Abgesehen von Kingsport enthält der Kasten natürlich jede Menge weitere Schmankerl. Eine Handvoll neuer Monster mit neuen Eigenschaften streifen durch Arkham; einige können sich nun sogar schwimmend fortbewegen und somit an ungewöhnlichen Orten auftauchen. Acht neue Ermittler laden zum Ausprobieren ein, darunter eine Kampfsportlerin, die auch ihre Gesundheit und Ausdauer per Fokus einstellen kann, ein Politiker, der den Anstieg des Terrorlevels verhindert, oder der gehimnisvolle Träumer Luke Robinson, der das Spiel in den Traumlanden beginnt. Auf der gegnerischen Seite stehen vier neue Große Alte bereit: Eihort, Y'Golonac, Atlach-Nacha und Ybb-Tstll, alle mit sehr hässlichen Spezialeigenschaften. Auch neue Vorboten und Wächter lassen sich einsetzen; auf Seiten der Spieler greifen Bast, Nodens und Hypnos in das Spiel ein (mit jeweils eigenen Spezialkartenstapeln), auf Seiten der Großen Alten die Herren Groth und Tulzscha, wobei letzterer die Kultisten deutlich gefährlicher macht.

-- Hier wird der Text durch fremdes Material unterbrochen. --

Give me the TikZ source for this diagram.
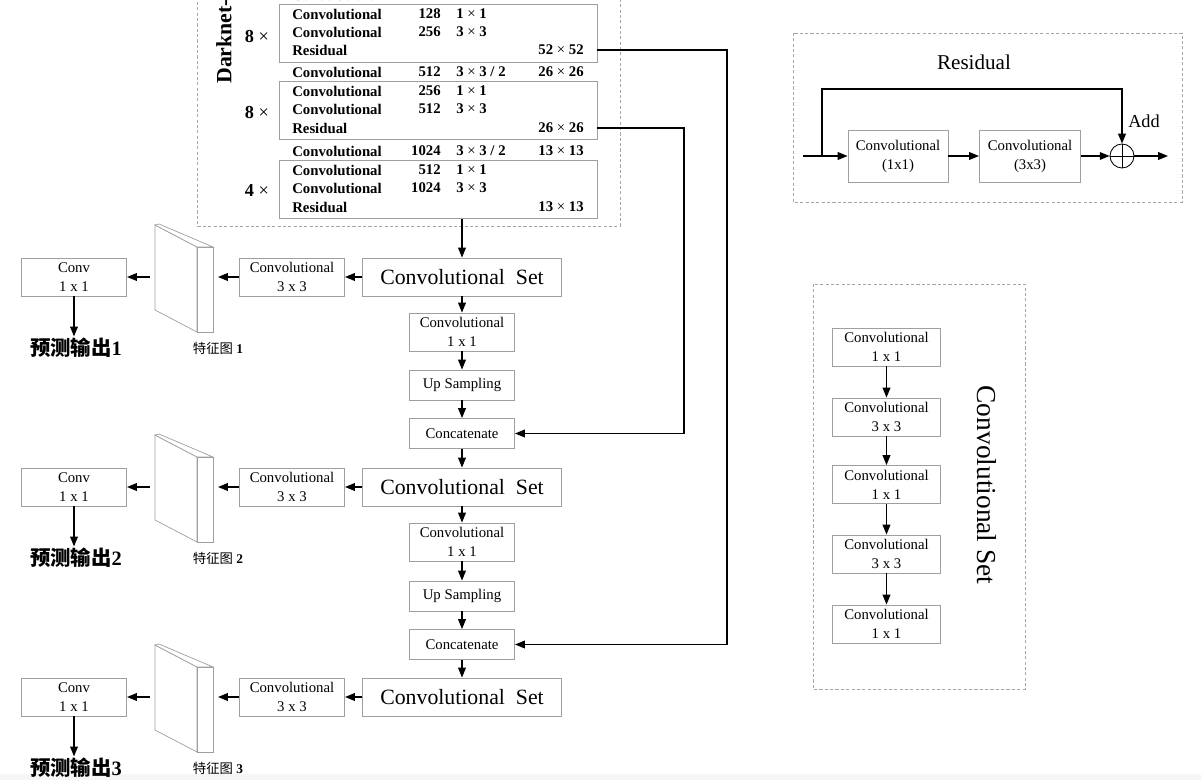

Hinzu kommen jede Menge neue Gegenstände, Zauber und Verbündete, darunter auch so hochkarätige wie Charles Dexter Ward und Asenath Waite.
Eine neue Zusatzregel findet sich auch für den Endkampf gegen den Großen Alten. "Kingsport Horror" führt das Konzept des epischen Endkampfs ein, wobei ein neuer Kartenstapel einzelne Kampfrunden symbolisiert und dabei den jeweiligen Akteuren Boni und Mali gewährt. Der epische Kampf macht das Ende noch fordernder und glücksabhängiger und empfiehlt sich nur für eine größere Ermittleranzahl, da die Gefahr des Verschlingens immens wächst. So ganz überzeugt das Konzept nicht, doch es macht die Endphase des Spiels nochmals spannender.
Wie immer sind die Spielmaterialien sehr hochwertig, toll illustriert und überzeugen durch einen leicht trashigen Charme. Die Begegnungskarten sind natürlich wieder das Highlight der Box und bringen viele originelle Ideen und Passagen in "Arkham Horror" ein, wobei erneut die gute und fachkundige Übersetzung durch den Heidelberger Spieleverlag heraussticht. Auch das Spielregelheft ist gut gelungen und erklärt alle Zusatzregeln ausführlich und präzise.
"Kingsport Horror" enthält auf den ersten Blick nicht ganz so viel gute Ideen wie "Dunwich Horror", bringt aber eine deutlich andere Stimmung in das Spiel ein. Nicht alle neuen Zusatzregeln überzeugen; so sind etwa die Eigenschaften der Wächter etwas lasch (vor allem Bast), und der epische Endkampf wird nicht jedem Spieler gefallen. Davon abgesehen birgt "Kingsport Horror" wieder einmal reichlichen Spielspaß für Arkham-Horror-Spieler, stockt die Kartenstapel ordentlich auf und sorgt für Schweißperlen auf jeder Ermittlerstirn. Wer sich also auf die nebligen Klippen auf dem Kingsport Head begeben will, sollte sich die Box auf jeden Fall zulegen ... und ein gutes Geschenk für "Arkham Horror"-Spieler ist es obendrein.